While the International Monetary Fund has projected Ghana’s GDP growth to be the fastest in the world in 2019, growing at 8.8 per cent, the country is among 11 on the continent that are at high risk of debt distress, according to the Economic Report on Africa 2019.
Ghana’s debt is hovering around 60 per cent of GDP.
The World Bank, therefore, believes a broadened tax base would potentially increase domestic revenue.
During a press briefing in Accra, the Bank said the government should make efforts at taxing property and the informal sector, an area that is primarily undertaxed.
“I know examples that have been mentioned before include property taxes, where collection rates are extremely low. In some Municipalities, they don’t even collect property taxes, but around the world, this is a major source of revenue for public purse”, Henry Kerali, outgoing World Bank Country Director said.
Additionally, the Bank suggested a shift of focus to other sectors of the economy, aside the extractives. It said an efficient agricultural system and ICT for productivity could do more in efforts to broadening the economy.

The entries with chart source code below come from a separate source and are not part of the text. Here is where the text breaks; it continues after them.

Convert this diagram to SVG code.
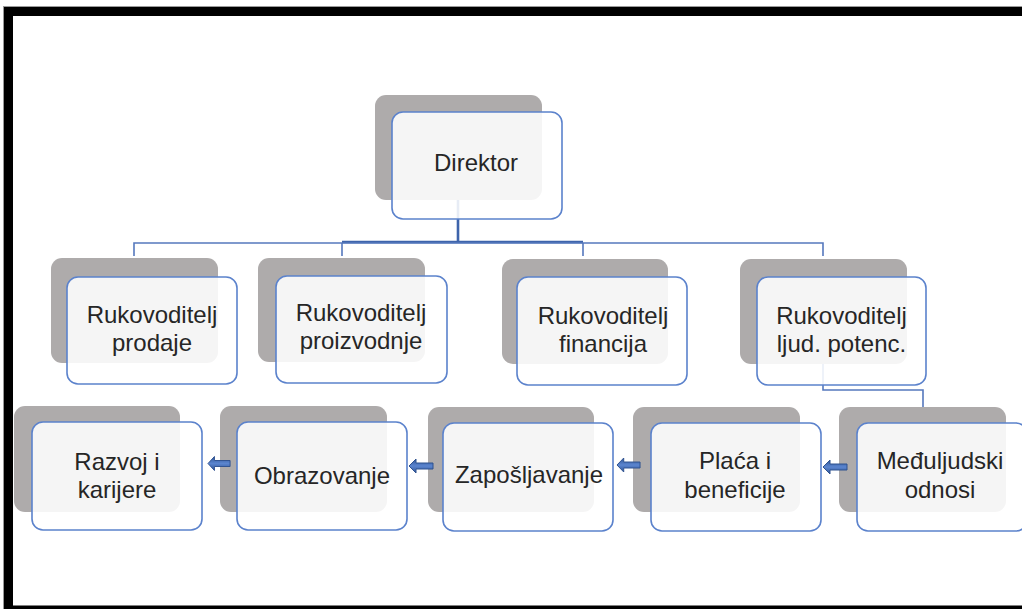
<svg xmlns="http://www.w3.org/2000/svg" xmlns:xlink="http://www.w3.org/1999/xlink" width="1022" height="609" viewBox="0 0 1022 609">
<defs>
<style>
.sh{fill:#aeabab;}
.fr{fill:#ffffff;fill-opacity:0.88;stroke:#5b82cc;stroke-width:1.6;}
.tx{font-family:"Liberation Sans",Arial,sans-serif;font-size:24px;fill:#262626;text-anchor:middle;}
.cn{fill:none;stroke:#5578bd;stroke-width:1.6;}
.cnb{fill:none;stroke:#3e64ab;stroke-width:2.6;}
.ar{fill:url(#ag);stroke:#2f528f;stroke-width:1;}
</style>
<linearGradient id="ag" x1="0" y1="0" x2="0" y2="1">
<stop offset="0" stop-color="#2f5597"/>
<stop offset="0.5" stop-color="#5b85cf"/>
<stop offset="1" stop-color="#2f5597"/>
</linearGradient>
<path id="arrow" d="M0,0 L7,-7 L7,-3 L24,-3 L24,3 L7,3 L7,7 Z"/>
</defs>
<rect x="0" y="0" width="1022" height="609" fill="#ffffff"/>
<g id="frame">
<line x1="3.5" y1="6" x2="3.5" y2="609" stroke="#9a9a9a" stroke-width="1"/>
<line x1="3" y1="6.5" x2="1022" y2="6.5" stroke="#9a9a9a" stroke-width="1"/>
<rect x="4" y="7" width="9" height="602" fill="#000"/>
<rect x="4" y="7" width="1018" height="9" fill="#000"/>
<rect x="4" y="605.5" width="1018" height="3.5" fill="#000"/>
</g>
<g id="connectors">
<path class="cnb" d="M458,160 V242 M342,242 H583"/>
<path class="cn" d="M134,256 V243 H823 V256 M342,243 V256 M583,243 V256"/>
<path class="cn" d="M823,340 V390 H923 V420"/>
</g>
<g id="n-direktor">
<rect class="sh" x="375" y="95" width="167" height="105" rx="11"/>
<rect class="fr" x="392" y="112" width="170" height="107" rx="11"/>
<text class="tx" x="476" y="171">Direktor</text>
</g>
<g id="n-prodaja">
<rect class="sh" x="51" y="258" width="167" height="105" rx="11"/>
<rect class="fr" x="67" y="277" width="170" height="107" rx="11"/>
<text class="tx" x="152" y="323">Rukovoditelj</text>
<text class="tx" x="152" y="351">prodaje</text>
</g>
<g id="n-proizvodnja">
<rect class="sh" x="258" y="258" width="167" height="104" rx="11"/>
<rect class="fr" x="276" y="276" width="171" height="107" rx="11"/>
<text class="tx" x="361" y="321">Rukovoditelj</text>
<text class="tx" x="361" y="349">proizvodnje</text>
</g>
<g id="n-financije">
<rect class="sh" x="502" y="259" width="166" height="105" rx="11"/>
<rect class="fr" x="517" y="277" width="170" height="108" rx="11"/>
<text class="tx" x="603" y="324">Rukovoditelj</text>
<text class="tx" x="603" y="352">financija</text>
</g>
<g id="n-ljudski">
<rect class="sh" x="740" y="259" width="167" height="105" rx="11"/>
<rect class="fr" x="757" y="277" width="169" height="108" rx="11"/>
<text class="tx" x="841.5" y="324">Rukovoditelj</text>
<text class="tx" x="841.5" y="352">ljud. potenc.</text>
</g>
<g id="n-razvoj">
<rect class="sh" x="14" y="406" width="166" height="106" rx="11"/>
<rect class="fr" x="32" y="422" width="170" height="108" rx="11"/>
<text class="tx" x="117" y="470">Razvoj i</text>
<text class="tx" x="117" y="498">karijere</text>
</g>
<g id="n-obrazovanje">
<rect class="sh" x="220" y="406" width="167" height="106" rx="11"/>
<rect class="fr" x="237" y="422" width="170" height="108" rx="11"/>
<text class="tx" x="322" y="484">Obrazovanje</text>
</g>
<g id="n-zaposljavanje">
<rect class="sh" x="428" y="407" width="166" height="105" rx="11"/>
<rect class="fr" x="443" y="423" width="170" height="108" rx="11"/>
<text class="tx" x="529" y="483">Zapošljavanje</text>
</g>
<g id="n-placa">
<rect class="sh" x="633" y="407" width="167" height="105" rx="11"/>
<rect class="fr" x="651" y="423" width="170" height="108" rx="11"/>
<text class="tx" x="735" y="469">Plaća i</text>
<text class="tx" x="735" y="498">beneficije</text>
</g>
<g id="n-medjuljudski">
<rect class="sh" x="839" y="407" width="167" height="105" rx="11"/>
<rect class="fr" x="857" y="423" width="170" height="108" rx="11"/>
<text class="tx" x="940" y="469">Međuljudski</text>
<text class="tx" x="940" y="498">odnosi</text>
</g>
<g id="arrows">
<use xlink:href="#arrow" class="ar" transform="translate(208,463.5) scale(0.92,1)"/>
<use xlink:href="#arrow" class="ar" transform="translate(409,466)"/>
<use xlink:href="#arrow" class="ar" transform="translate(617,465) scale(0.96,1)"/>
<use xlink:href="#arrow" class="ar" transform="translate(823,467)"/>
</g>
</svg>
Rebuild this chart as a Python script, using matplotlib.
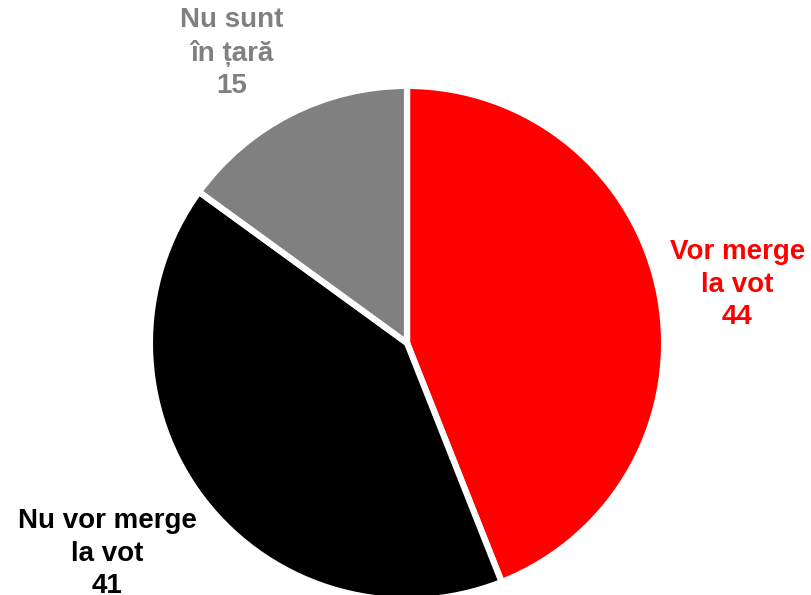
import matplotlib.pyplot as plt

# date sondaj
labels = ["Vor merge\nla vot", "Nu vor merge\nla vot", "Nu sunt\nîn țară"]
values = [44, 41, 15]
colors = ["#FF0000", "#000000", "#808080"]

# pozitii etichete (coord. date, raza = 1)
label_pos = [(1.30, 0.23), (-1.18, -0.83), (-0.69, 1.14)]

fig = plt.figure(figsize=(8.12, 5.95), dpi=100)
ax = fig.add_axes([0, 0, 1, 1])

wedges, _ = ax.pie(values, colors=colors, startangle=90, counterclock=False,
                   radius=1.012, wedgeprops=dict(edgecolor="white", linewidth=4.5))

for (x, y), lab, val, col in zip(label_pos, labels, values, colors):
    ax.text(x, y, lab + "\n" + str(val), ha="center", va="center",
            color=col, fontsize=20, fontweight="bold",
            family=["Liberation Sans", "DejaVu Sans"], linespacing=1.32)

ax.set_xlim(-1.602, 1.594)
ax.set_ylim(-0.992, 1.350)
ax.set_aspect("equal")
ax.axis("off")

plt.savefig("out.png", dpi=100)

“Some of the potential areas, probably the most with the highest potentials are agriculture. There is also potential in the ICT. We are calling it a digital moonshot. Which is, we really need to try to drive to the digital economy, so that you have systems, government services and so on, that are enabled to work on electronic systems,” Dr. Kerali said.
The Bank noting that there has been significant growth, pointed out that the country has been able to also significantly reduce poverty.
The Bank also noted that revenue in the non-oil sector is picking up and that future growth would mean a lot more investment in this sector.